> _DATA SHOWN_:
----------------

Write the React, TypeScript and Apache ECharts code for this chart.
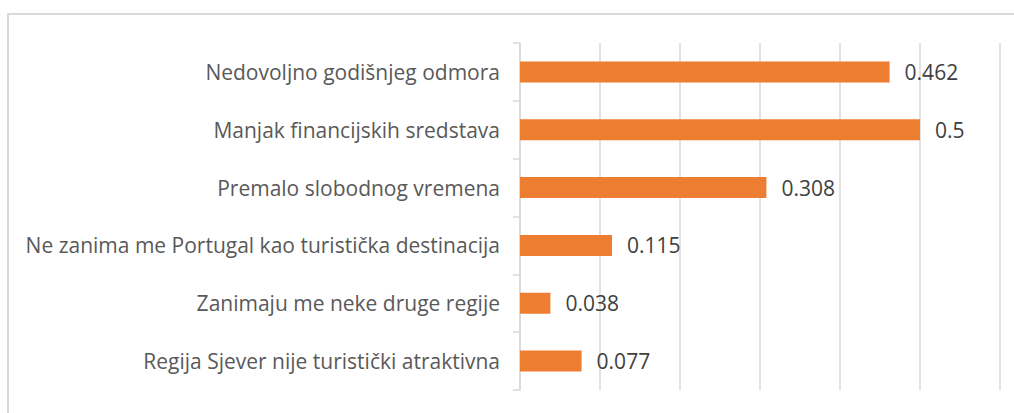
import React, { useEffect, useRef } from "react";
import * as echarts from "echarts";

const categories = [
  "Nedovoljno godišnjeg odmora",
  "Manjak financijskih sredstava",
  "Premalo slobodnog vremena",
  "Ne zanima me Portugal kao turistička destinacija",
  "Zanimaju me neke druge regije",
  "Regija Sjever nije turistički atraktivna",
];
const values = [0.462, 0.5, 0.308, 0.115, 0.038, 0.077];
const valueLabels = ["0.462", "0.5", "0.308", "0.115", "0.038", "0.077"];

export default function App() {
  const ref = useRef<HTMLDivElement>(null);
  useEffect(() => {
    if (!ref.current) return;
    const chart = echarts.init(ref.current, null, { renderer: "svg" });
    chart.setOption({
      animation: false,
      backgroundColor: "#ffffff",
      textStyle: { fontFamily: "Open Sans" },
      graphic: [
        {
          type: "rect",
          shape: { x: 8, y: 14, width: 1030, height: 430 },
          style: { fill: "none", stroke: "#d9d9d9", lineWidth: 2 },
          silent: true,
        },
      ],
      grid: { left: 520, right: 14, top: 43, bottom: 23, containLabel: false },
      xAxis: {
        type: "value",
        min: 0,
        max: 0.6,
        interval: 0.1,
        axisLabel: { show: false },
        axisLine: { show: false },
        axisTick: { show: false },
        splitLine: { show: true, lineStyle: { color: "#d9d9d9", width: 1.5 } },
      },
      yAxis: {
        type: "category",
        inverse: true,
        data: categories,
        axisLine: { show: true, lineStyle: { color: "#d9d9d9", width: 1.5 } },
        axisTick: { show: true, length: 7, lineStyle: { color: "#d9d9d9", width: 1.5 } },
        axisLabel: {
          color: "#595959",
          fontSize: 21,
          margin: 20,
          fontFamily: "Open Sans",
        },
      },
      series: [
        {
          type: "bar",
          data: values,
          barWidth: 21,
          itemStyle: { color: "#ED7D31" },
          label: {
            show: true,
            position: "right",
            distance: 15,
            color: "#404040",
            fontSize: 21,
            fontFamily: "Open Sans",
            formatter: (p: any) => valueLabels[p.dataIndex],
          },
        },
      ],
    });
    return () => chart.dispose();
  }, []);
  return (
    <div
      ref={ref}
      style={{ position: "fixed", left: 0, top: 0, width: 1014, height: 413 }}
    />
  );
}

----------------

> _WHAT IS ASKED_: Repeat all of the data above word for word, minus the pictures.

> _RESPONSE FOR THIS EXERCISE_:
Write the React, TypeScript and Apache ECharts code for this chart.
import React, { useEffect, useRef } from "react";
import * as echarts from "echarts";

const categories = [
  "Nedovoljno godišnjeg odmora",
  "Manjak financijskih sredstava",
  "Premalo slobodnog vremena",
  "Ne zanima me Portugal kao turistička destinacija",
  "Zanimaju me neke druge regije",
  "Regija Sjever nije turistički atraktivna",
];
const values = [0.462, 0.5, 0.308, 0.115, 0.038, 0.077];
const valueLabels = ["0.462", "0.5", "0.308", "0.115", "0.038", "0.077"];

export default function App() {
  const ref = useRef<HTMLDivElement>(null);
  useEffect(() => {
    if (!ref.current) return;
    const chart = echarts.init(ref.current, null, { renderer: "svg" });
    chart.setOption({
      animation: false,
      backgroundColor: "#ffffff",
      textStyle: { fontFamily: "Open Sans" },
      graphic: [
        {
          type: "rect",
          shape: { x: 8, y: 14, width: 1030, height: 430 },
          style: { fill: "none", stroke: "#d9d9d9", lineWidth: 2 },
          silent: true,
        },
      ],
      grid: { left: 520, right: 14, top: 43, bottom: 23, containLabel: false },
      xAxis: {
        type: "value",
        min: 0,
        max: 0.6,
        interval: 0.1,
        axisLabel: { show: false },
        axisLine: { show: false },
        axisTick: { show: false },
        splitLine: { show: true, lineStyle: { color: "#d9d9d9", width: 1.5 } },
      },
      yAxis: {
        type: "category",
        inverse: true,
        data: categories,
        axisLine: { show: true, lineStyle: { color: "#d9d9d9", width: 1.5 } },
        axisTick: { show: true, length: 7, lineStyle: { color: "#d9d9d9", width: 1.5 } },
        axisLabel: {
          color: "#595959",
          fontSize: 21,
          margin: 20,
          fontFamily: "Open Sans",
        },
      },
      series: [
        {
          type: "bar",
          data: values,
          barWidth: 21,
          itemStyle: { color: "#ED7D31" },
          label: {
            show: true,
            position: "right",
            distance: 15,
            color: "#404040",
            fontSize: 21,
            fontFamily: "Open Sans",
            formatter: (p: any) => valueLabels[p.dataIndex],
          },
        },
      ],
    });
    return () => chart.dispose();
  }, []);
  return (
    <div
      ref={ref}
      style={{ position: "fixed", left: 0, top: 0, width: 1014, height: 413 }}
    />
  );
}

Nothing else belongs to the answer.